Thursday, March 17, 2011

The Book Project

I've been planning to catalogue the household library for several years. I estimate we own somewhere between two and three thousand books, so it's always been a pretty daunting task. A couple of weeks ago, I actually got started on it. I've been using GCStar as my cataloguing software running on an Acer Aspire One netbook. The netbook allows me to have a very mobile station so I can move around the house as I catalogue. For the upstairs, I've been set up in the ping pong room using the ping pong table as my work space. I use banker's boxes to transport books to and from the shelves.

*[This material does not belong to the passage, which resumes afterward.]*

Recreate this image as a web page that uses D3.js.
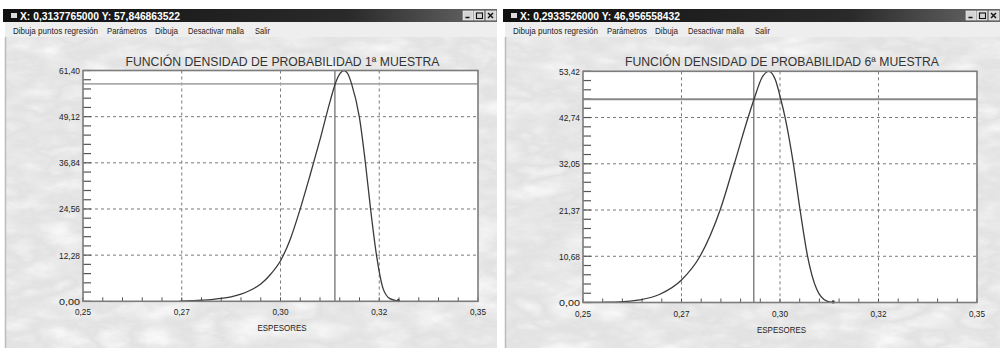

They're nigh perfect for transporting and storing books. GCStar has been excellent software for the task. It's multiplatform (I'm running it on Ubuntu). It's straightforward to use and can usually pull book data and cover pictures from online servers such as Amazon's using only the book's ISBN. The process may take tens of seconds, though. So that can slow things down. As I log the books, I make sure to tag each with Post-It Page Markers, so I don't recatalogue the books. This also allows me to be put the books back on the shelves without worrying about a mix up. So far, I've logged 215 books. I timed a logging a boxful of books, including the shelving/unshelving and transport times and found that I could average about 1.1 books per minute. Including a 1.5 factor of safety, I figure my worst case average should be around 44 books an hour. So, as a conservative estimate, I figure it will take about 68.2 hours to log 3000 more books. As a baseline goal, I'm trying to log at least a hundred books a week, so that should take no more than 2.5 hours of book logging a week.